It is one of the first algorithm solutions that you are taught.
In the case of javascript, it is actually a brilliant way to get you started and knowledgeable about some key aspects of the javascript language.
Let's get right to it!
As always, I will like to begin my solutions with first of all understanding what the problem is.
The fizzBuzz challenge is such that you are mostly to return a set of numbers from 1-100 such that any number divisible by 3 has an output of "fizz", whereas any number divisible by 5 has an output of "buzz." However, any number divisible by both 3 and 5 should have an output of "fizzBuzz."
From looking at this, we can immediately see that there are two core principles we need:
- Conditional statements.
- A means to iterate/loop over our set of numbers.

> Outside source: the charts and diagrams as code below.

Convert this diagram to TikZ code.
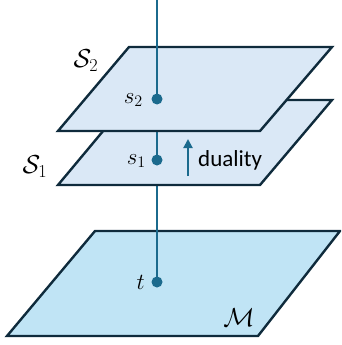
\RequirePackage{fix-cm}
\documentclass[tikz,border=0pt]{standalone}
\usepackage{fontspec}
\newfontfamily\labelfont{Carlito}
\usetikzlibrary{arrows.meta}
\definecolor{edgec}{HTML}{0F2B3C}
\definecolor{linec}{HTML}{1B6A8D}
\definecolor{sfill}{HTML}{DAE8F6}
\definecolor{mfill}{HTML}{C0E4F5}
\tikzset{
  plane/.style={draw=edgec, line width=2.4pt, line join=miter},
  conn/.style={draw=linec, line width=2pt},
  pt/.style={circle, fill=linec, inner sep=0pt, minimum size=11pt},
  lbl/.style={inner sep=0pt, font=\fontsize{23}{26}\selectfont},
  biglbl/.style={inner sep=0pt, font=\fontsize{26}{28}\selectfont}
}
\begin{document}
\begin{tikzpicture}[x=1pt, y=-1pt]
\useasboundingbox (0,0) rectangle (341,345);
% M plane
\begin{scope}
\clip (0,0) rectangle (341,345);
\draw[plane, fill=mfill] (7,336) -- (258,336) -- (340,231) -- (95,231) -- cycle;
\end{scope}
% vertical line from S1 to t
\coordinate (s1bot) at (157,185);
\node[pt] (t) at (157,282) {};
\draw[conn] (s1bot) -- (t.center);
% S1 plane
\draw[plane, fill=sfill] (58,185) -- (260,185) -- (332,100) -- (129,100) -- cycle;
\node[pt] (s1) at (157,160) {};
\coordinate (s2bot) at (157,131);
\draw[conn] (s2bot) -- (s1.center);
% S2 plane
\draw[plane, fill=sfill] (58,131) -- (260,131) -- (332,47) -- (129,47) -- cycle;
\coordinate (top) at (157,0);
\node[pt] (s2) at (157,99) {};
\draw[conn] (top) -- (s2.center);
% duality arrow
\coordinate (da) at (188,176);
\coordinate (db) at (188,139);
\draw[conn, -{Triangle[length=9pt, width=9pt]}] (da) -- (db);
\node[anchor=west, inner sep=0pt, font=\labelfont\fontsize{23}{26}\selectfont] (dual) at (198,160) {duality};
% labels
\node[lbl, anchor=east] (ls2) at (143,100) {$s_2$};
\node[lbl, anchor=east] (ls1) at (146,161) {$s_1$};
\node[lbl, anchor=east] (lt) at (145,282) {$t$};
\node[biglbl] (LS2) at (86,61) {$\mathcal{S}_2$};
\node[biglbl] (LS1) at (35,167) {$\mathcal{S}_1$};
\node[biglbl] (LM) at (239,318) {$\mathcal{M}$};
\end{tikzpicture}
\end{document}
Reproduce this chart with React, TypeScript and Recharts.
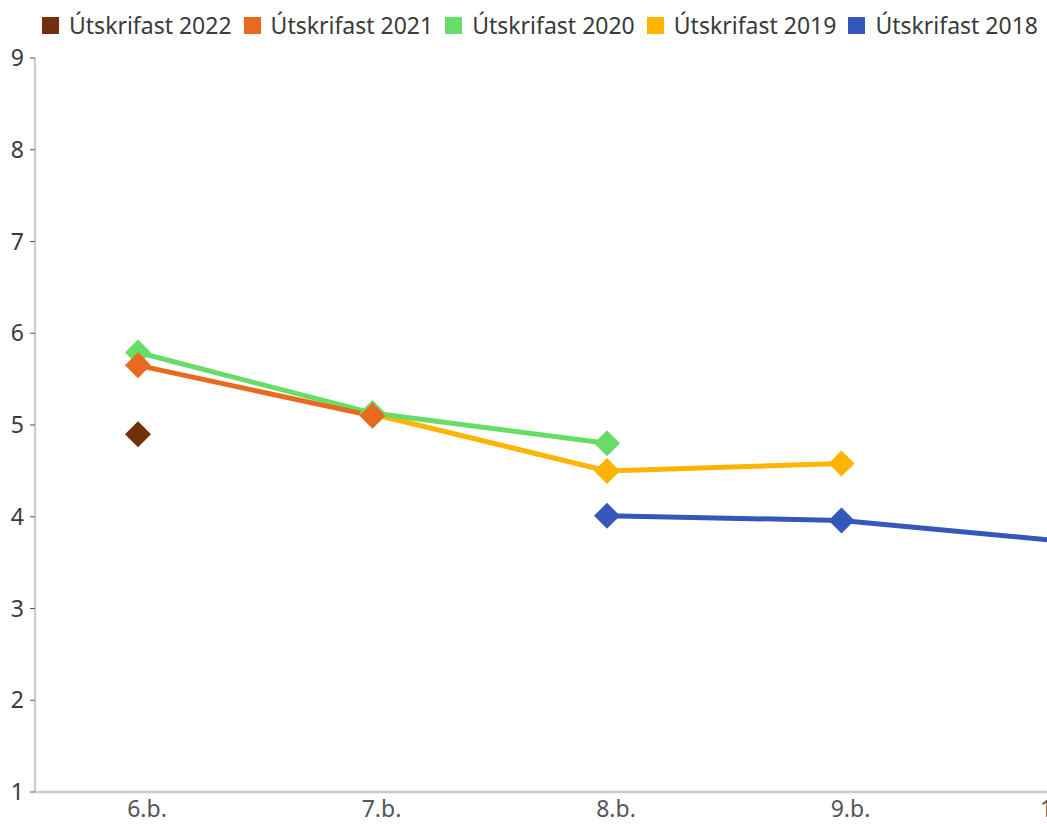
import { LineChart, Line, XAxis, YAxis } from 'recharts';

const categories = ['6.b.', '7.b.', '8.b.', '9.b.', '10.b.'];

const grad2022 = [4.9, null, null, null, null];
const grad2021 = [5.65, 5.1, null, null, null];
const grad2020 = [5.79, 5.13, 4.8, null, null];
const grad2019 = [null, 5.12, 4.5, 4.58, null];
const grad2018 = [null, null, 4.01, 3.96, 3.72];

const yTicks = [1, 2, 3, 4, 5, 6, 7, 8, 9];

// drawn back to front, legend lists them the other way round
const series = [
  { key: 'y2018', name: 'Útskrifast 2018', color: '#3457B9', values: grad2018 },
  { key: 'y2019', name: 'Útskrifast 2019', color: '#FFB400', values: grad2019 },
  { key: 'y2020', name: 'Útskrifast 2020', color: '#66DD66', values: grad2020 },
  { key: 'y2021', name: 'Útskrifast 2021', color: '#E9691E', values: grad2021 },
  { key: 'y2022', name: 'Útskrifast 2022', color: '#722F0B', values: grad2022 },
];

const data = categories.map((cat, i) => {
  const row: Record<string, any> = { cat };
  series.forEach(s => { row[s.key] = s.values[i]; });
  return row;
});

const VIEW_W = 1047;
const FONT = '"Noto Sans", Lato, sans-serif';
const FS = 23;

function Diamond(props: any) {
  const { cx, cy, stroke, value, index } = props;
  if (value == null || cx == null || cy == null) return <g key={index} />;
  const r = 13;
  return (
    <polygon
      key={index}
      points={`${cx},${cy - r} ${cx + r},${cy} ${cx},${cy + r} ${cx - r},${cy}`}
      fill={stroke}
    />
  );
}

function XTick(props: any) {
  const { x, y, payload } = props;
  let tx = x + 9;
  let anchor: 'middle' | 'start' = 'middle';
  // keep the last label inside the visible area
  if (tx + 25 > VIEW_W) {
    tx = VIEW_W - 7;
    anchor = 'start';
  }
  return (
    <text x={tx} y={y + 9} dy="0.71em" textAnchor={anchor} fill="#555" fontSize={FS} fontFamily={FONT}>
      {payload.value}
    </text>
  );
}

export default function App() {
  const legendItems = [...series].reverse();
  return (
    <div style={{ position: 'absolute', left: 0, top: 0, width: VIEW_W, height: 824, overflow: 'hidden', background: '#fff', fontFamily: FONT }}>
      <div style={{ position: 'absolute', left: 42, top: 9, display: 'flex', alignItems: 'center', whiteSpace: 'nowrap' }}>
        {legendItems.map(s => (
          <div key={s.key} style={{ display: 'flex', alignItems: 'center', marginRight: 12 }}>
            <span style={{ width: 17, height: 17, background: s.color, display: 'inline-block', marginRight: 10 }} />
            <span style={{ fontSize: FS, color: '#3a3a3a' }}>{s.name}</span>
          </div>
        ))}
      </div>
      <LineChart width={1116} height={824} data={data} margin={{ top: 58, right: 0, bottom: 0, left: 0 }}>
        <XAxis
          dataKey="cat"
          height={32}
          padding={{ left: 103, right: 40 }}
          axisLine={{ stroke: '#ccc', strokeWidth: 2.3 }}
          tickLine={false}
          tickSize={0}
          tickMargin={0}
          tick={<XTick />}
          interval={0}
        />
        <YAxis
          width={35}
          domain={[1, 9]}
          ticks={yTicks}
          type="number"
          axisLine={{ stroke: '#ccc', strokeWidth: 2.3 }}
          tickLine={{ stroke: '#555', strokeWidth: 1 }}
          tickSize={5}
          tickMargin={6}
          tick={{ fill: '#3a3a3a', fontSize: FS, fontFamily: FONT }}
        />
        {series.map(s => (
          <Line
            key={s.key}
            type="linear"
            dataKey={s.key}
            name={s.name}
            stroke={s.color}
            strokeWidth={5}
            dot={<Diamond />}
            activeDot={false}
            isAnimationActive={false}
          />
        ))}
      </LineChart>
    </div>
  );
}
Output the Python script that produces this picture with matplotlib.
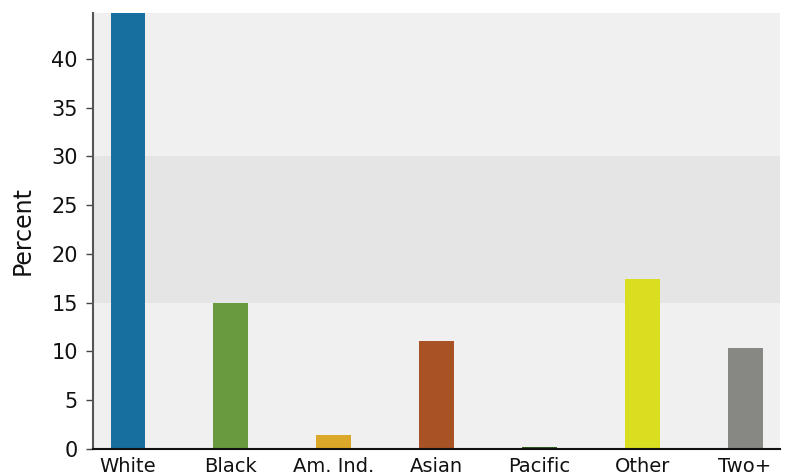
import numpy as np
import matplotlib
matplotlib.use('Agg')
import matplotlib.pyplot as plt

# data
categories = ['White', 'Black', 'Am. Ind.', 'Asian', 'Pacific', 'Other', 'Two+']
percent = [52.0, 15.0, 1.45, 11.1, 0.2, 17.4, 10.4]
bar_colors = ['#166f9e', '#6a9a40', '#dca82a', '#a85226', '#2e5a1d', '#d9de20', '#878783']
y_ticks = [0, 5, 10, 15, 20, 25, 30, 35, 40]

fig = plt.figure(figsize=(7.89, 4.72), dpi=100)
ax = fig.add_axes([0.1179, 0.0487, 0.8707, 0.9238])

ax.set_facecolor('#f0f0f0')
ax.axhspan(15, 30, color='#e5e5e5', zorder=0, lw=0)

x = np.arange(len(categories))
ax.bar(x, percent, width=0.34, color=bar_colors, zorder=2)

ax.set_xlim(-0.34, 6.34)
ax.set_ylim(0, 44.7)
ax.set_yticks(y_ticks)
ax.set_xticks(x)
ax.set_xticklabels(categories)
ax.set_ylabel('Percent', fontsize=17, color='#111111', labelpad=12)

ax.tick_params(axis='y', labelsize=15, length=5, width=1, pad=6, color='#444444', labelcolor='#111111')
ax.tick_params(axis='x', labelsize=14, length=0, pad=6, labelcolor='#111111')

for side in ['top', 'right']:
	ax.spines[side].set_visible(False)
ax.spines['left'].set_color('#555555')
ax.spines['left'].set_linewidth(1.5)
ax.spines['bottom'].set_color('#111111')
ax.spines['bottom'].set_linewidth(1.5)
ax.spines['bottom'].set_zorder(3)

fig.savefig('out.png', dpi=100)
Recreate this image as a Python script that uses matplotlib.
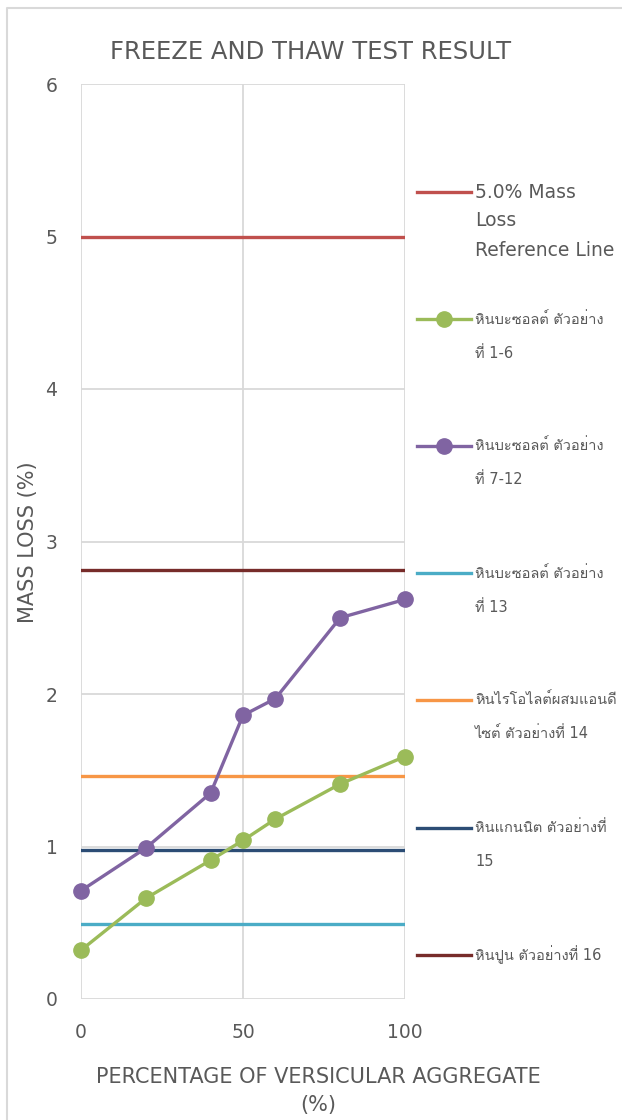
import numpy as np
import matplotlib.pyplot as plt
from matplotlib import font_manager
from matplotlib.ft2font import FT2Font
from matplotlib.lines import Line2D


def find_thai_font():
    # pick any installed font that carries Thai glyphs
    for f in font_manager.fontManager.ttflist:
        try:
            cmap = FT2Font(f.fname).get_charmap()
        except Exception:
            continue
        if 0x0E2B in cmap and 0x0E19 in cmap:
            return f.name
    return None


thai = find_thai_font()
plt.rcParams['font.family'] = ['DejaVu Sans'] + ([thai] if thai else [])

# ============== data ==============
pct = [0, 20, 40, 50, 60, 80, 100]
basalt_1_6 = [0.32, 0.66, 0.91, 1.04, 1.18, 1.41, 1.59]
basalt_7_12 = [0.71, 0.99, 1.35, 1.86, 1.97, 2.50, 2.62]

ref_x = [0, 100]
ref_limit = 5.0
basalt_13 = 0.49
rhyolite_14 = 1.46
granite_15 = 0.98
limestone_16 = 2.81

labels = ["5.0% Mass\nLoss\nReference Line",
          "หินบะซอลต์ ตัวอย่าง\nที่ 1-6",
          "หินบะซอลต์ ตัวอย่าง\nที่ 7-12",
          "หินบะซอลต์ ตัวอย่าง\nที่ 13",
          "หินไรโอไลต์ผสมแอนดี\nไซต์ ตัวอย่างที่ 14",
          "หินแกนนิต ตัวอย่างที่\n15",
          "หินปูน ตัวอย่างที่ 16"]

colors = ['#C0504D', '#9BBB59', '#8064A2', '#4BACC6', '#F79646', '#2C4D75', '#772C2A']
grey = '#595959'
lw = 2.4
ms = 11

W, H = 622, 1120
fig = plt.figure(figsize=(W / 100, H / 100), dpi=100)

# chart outline (top and left edges only show)
fig.add_artist(Line2D([6.5 / W, 6.5 / W, 1.0], [0.0, 1 - 8 / H, 1 - 8 / H],
                      transform=fig.transFigure, color='#D9D9D9', lw=1.5))

ax = fig.add_axes([81 / W, 1 - 999 / H, 324 / W, 915 / H])

h = []
h += ax.plot(ref_x, [ref_limit] * 2, color=colors[0], lw=lw)
h += ax.plot(pct, basalt_1_6, color=colors[1], lw=lw, marker='o', ms=ms, clip_on=False, zorder=5)
h += ax.plot(pct, basalt_7_12, color=colors[2], lw=lw, marker='o', ms=ms, clip_on=False, zorder=5)
h += ax.plot(ref_x, [basalt_13] * 2, color=colors[3], lw=lw)
h += ax.plot(ref_x, [rhyolite_14] * 2, color=colors[4], lw=lw)
h += ax.plot(ref_x, [granite_15] * 2, color=colors[5], lw=lw)
h += ax.plot(ref_x, [limestone_16] * 2, color=colors[6], lw=lw)

ax.set_xlim(0, 100)
ax.set_ylim(0, 6)
ax.set_xticks([0, 50, 100])
ax.set_yticks(range(7))
ax.grid(True, color='#D9D9D9', lw=1.3)
ax.set_axisbelow(True)
for s in ax.spines.values():
    s.set_visible(False)
ax.tick_params(length=0, labelsize=13.5, labelcolor=grey, pad=17)

fig.text(318 / W, 1 - 1091 / H, "PERCENTAGE OF VERSICULAR AGGREGATE\n(%)", fontsize=15,
         color=grey, ha='center', va='center', linespacing=1.55)
fig.text(28 / W, 1 - 542 / H, "MASS LOSS (%)", fontsize=15, color=grey,
         rotation=90, ha='center', va='center')
fig.text(311 / W, 1 - 52 / H, "FREEZE AND THAW TEST RESULT", fontsize=17.5, color=grey,
         ha='center', va='center')

# legend, one entry per series, handle level with the first text line
entry_y = [192, 319, 446, 573, 700, 828, 955]
for i, (line, lab, y) in enumerate(zip(h, labels, entry_y)):
    yf = 1 - y / H
    fig.add_artist(Line2D([417 / W, 471 / W], [yf, yf], transform=fig.transFigure,
                          color=line.get_color(), lw=lw))
    if line.get_marker() == 'o':
        fig.add_artist(Line2D([444 / W], [yf], transform=fig.transFigure, marker='o',
                              ms=ms, color=line.get_color(), lw=0))
    size, gap = (13.5, 29) if i == 0 else (10.5, 34)
    for k, txt in enumerate(lab.split('\n')):
        fig.text(475 / W, 1 - (y + k * gap) / H, txt, fontsize=size, color=grey,
                 ha='left', va='center')

fig.savefig('out.png', dpi=100)
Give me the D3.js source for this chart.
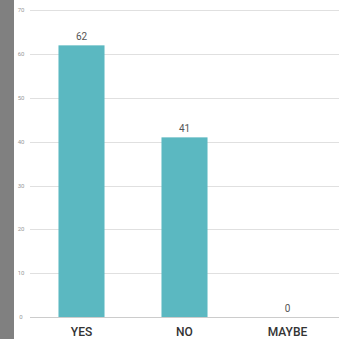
<!DOCTYPE html>
<html><head><meta charset="utf-8">
<script src="https://cdn.jsdelivr.net/npm/d3@7"></script>
<style>body{margin:0;background:#fff;}svg{display:block;}</style>
</head><body>
<script>
const categories = ["YES", "NO", "MAYBE"];
const values = [62, 41, 0];
const yTicks = [0, 10, 20, 30, 40, 50, 60, 70];

const W = 344, H = 339;
const svg = d3.select("body").append("svg").attr("width", W).attr("height", H);

svg.append("rect").attr("x", 0).attr("y", 0).attr("width", 14).attr("height", H).attr("fill", "#808080");

const x = d3.scaleBand().domain(categories).range([30, 339]).paddingInner(0.553).paddingOuter(0.2765);
const y = d3.scaleLinear().domain([0, 70]).range([317, 10.3]);

const grid = svg.append("g");
grid.selectAll("line").data(yTicks).join("line")
  .attr("x1", 30).attr("x2", 339)
  .attr("y1", d => Math.round(y(d)) + 0.5).attr("y2", d => Math.round(y(d)) + 0.5)
  .attr("stroke", d => d === 0 ? "#cccccc" : "#e0e0e0").attr("stroke-width", 1);

svg.append("g").selectAll("text").data(yTicks).join("text")
  .attr("x", 21).attr("y", d => y(d) + 2)
  .attr("text-anchor", "middle")
  .attr("font-family", "Roboto, sans-serif").attr("font-size", 6)
  .attr("fill", "#999").text(d => d);

svg.append("g").selectAll("rect").data(values).join("rect")
  .attr("x", (d, i) => x(categories[i]))
  .attr("width", x.bandwidth())
  .attr("y", d => y(d))
  .attr("height", d => y(0) - y(d))
  .attr("fill", "#5bb8c1");

svg.append("g").selectAll("text").data(values).join("text")
  .attr("x", (d, i) => x(categories[i]) + x.bandwidth() / 2)
  .attr("y", d => y(d) - 5)
  .attr("text-anchor", "middle")
  .attr("font-family", "Roboto, sans-serif").attr("font-size", 10)
  .attr("fill", "#555").text(d => d);

svg.append("g").selectAll("text").data(categories).join("text")
  .attr("x", d => x(d) + x.bandwidth() / 2)
  .attr("y", 336)
  .attr("text-anchor", "middle")
  .attr("font-family", "Roboto, sans-serif").attr("font-size", 12).attr("font-weight", 500)
  .attr("fill", "#333").text(d => d);
</script>
</body></html>
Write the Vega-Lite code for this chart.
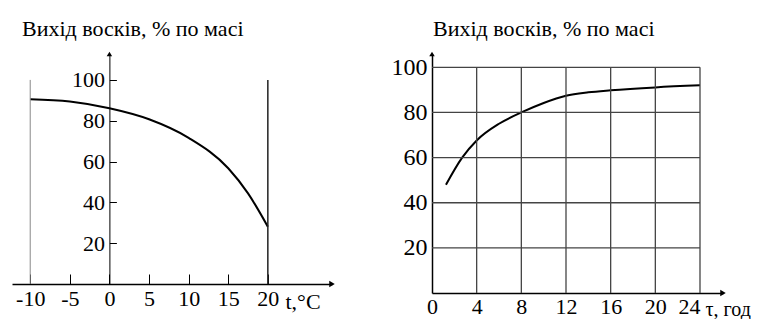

We will be using the if-else statement for the conditional statement and the for loop for the iteration.
Step 1
Create a function that can be called to carry out the process.
function fizzBuzz() {}
Step 2
We need to implement our for loop.
for (let i = 0; i < 100; i++)
This expression above simply means that we are staring out counting from i = 0, ending at i < 100, and incrementing i per iteration
Step 3
We have three conditons that need to be met. i. When it is divisible by 3 ii. When it is divisible by 5 iii. When it is divisible by 3 and 5.
We will be starting with the "last" condition, that is, when i is divisible by both 3 and 5, and this is because javascript reads from top to bottom, and we do not want it to parse through all the numbers first finding conditions i & ii, because by the time it does all this, even the numbers divisible by both 3 and 5 would be taken up by "fizz" seeing as it is the first condition to be encountered.
i. When it is divisible by both 3 and 5.
Now, there are two statements that you can use to write this:
if (i % 3 === 0 && i % 5 === 0) {
console.log("fizzBuzz")};
or
if (i % 15 === 0) {
console.log("fizzBuzz")}
Both statements basically do the same thing, just that the second statement used 15 as the Lowest Common Multiple of both 3 and 5.
ii. When it is divisible by 3:
else if (i % 3 === 0) {
console.log("fizz")};
The modulo sign % is used here because we need each value of i to be entirely divisible by 3, which means that i % 3 has to be = 0.
iii. When it is divisible by 5:
else if (i % 5 === 0) {
console.log("buzz")};
The modulo sign % is used here because we need each value of i to be entirely divisible by 5, which means that i % 5 has to be = 0.
Step 4
Our else statement:
else { console.log(i)};
This is to ensure that all other numbers that did not satisfy any of the 3 conditions above get captured.
The final code would look like this:
function fizzBuzz() {
for (i = 1; i < 100; i++) {
if (i % 15 === 0) {
console.log("fizzBuzz")};
else if ( i % 3 === 0) {
console.log("fizz")};
else if ( i % 5 === 0) {
console.log("buzz")};
else {
console.log(i)};
And that's it, folks! I hope you have as much fun coding this out as I did writing it! Until next time. ❤❤